A novel topology constraint free neural network architecture using a generalized fuzzy gated neuron model is presented for a pattern recognition task. The main feature is that the network does not require weight adaptation at its input and the weights are initialized directly from the training pattern set. The elimination of the need for iterative weight adaptation schemes facilitates quick network set up times which make the fuzzy gated neural networks very attractive. The performance of the proposed network is found to be functionally equivalent to spatio-temporal feature maps under a mild technical condition. The classification performance of the fuzzy gated neural network is demonstrated on a 12-class synthetic three dimensional (3-D) object data set, real-world eight-class texture data set, and real-world 12 class 3-D object data set.

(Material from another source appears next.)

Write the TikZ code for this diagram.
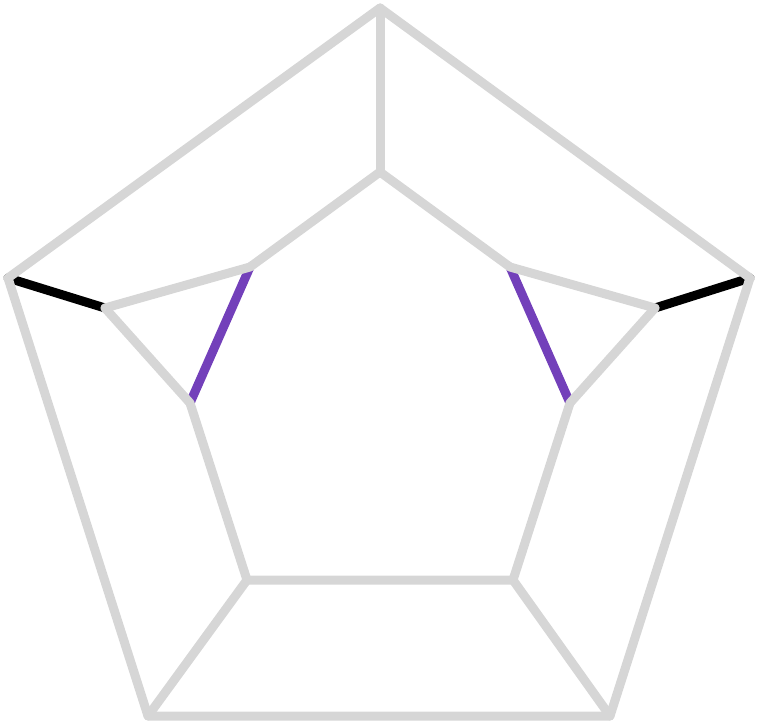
\documentclass[tikz,border=0pt]{standalone}
\usetikzlibrary{positioning}

\begin{document}
\begin{tikzpicture}[
				x=0.5pt, y=-0.5pt,
				edge/.style={draw=black!16, line width=4.5pt, line cap=round, line join=round},
				bridge/.style={edge, draw=black},
				cutedge/.style={edge, draw={rgb,255:red,115;green,64;blue,186}}
			]
			\useasboundingbox (0,0) rectangle (760,722);
			% outer ring
			\coordinate (o1) at (380,8);
			\coordinate (o2) at (8,278);
			\coordinate (o3) at (148,716);
			\coordinate (o4) at (610,716);
			\coordinate (o5) at (750,278);
			% inner ring
			\coordinate (i1) at (380,172);
			\coordinate (i2) at (250,267);
			\coordinate (i3) at (510,267);
			\coordinate (m2) at (105,308);
			\coordinate (m3) at (655,308);
			\coordinate (i4) at (190,403);
			\coordinate (i5) at (570,403);
			\coordinate (i6) at (247,580);
			\coordinate (i7) at (513,580);

			\draw[bridge] (o2) -- (m2);
			\draw[bridge] (o5) -- (m3);
			\draw[cutedge] (i2) -- (i4);
			\draw[cutedge] (i3) -- (i5);

			\draw[edge] (o1) -- (o2) -- (o3) -- (o4) -- (o5) -- cycle;
			\draw[edge] (o1) -- (i1);
			\draw[edge] (m2) -- (i2) -- (i1) -- (i3) -- (m3);
			\draw[edge] (m2) -- (i4) -- (i6) -- (i7) -- (i5) -- (m3);
			\draw[edge] (i6) -- (o3);
			\draw[edge] (i7) -- (o4);
		\end{tikzpicture}
\end{document}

The performance results are compared with the classification accuracies obtained from a spatio-temporal feature map, an adaptive subspace self-organizing map, multilayer feedforward neural networks, radial basis function neural networks, and linear discriminant analysis. Despite the network's ability to accurately classify seen data and adequately generalize validation data, its performance is found to be sensitive to noise perturbations due to fine fragmentation of the feature space. This paper also provides partial solutions to the above robustness issue by proposing certain improvements to various modules of the proposed fuzzy gated neural network.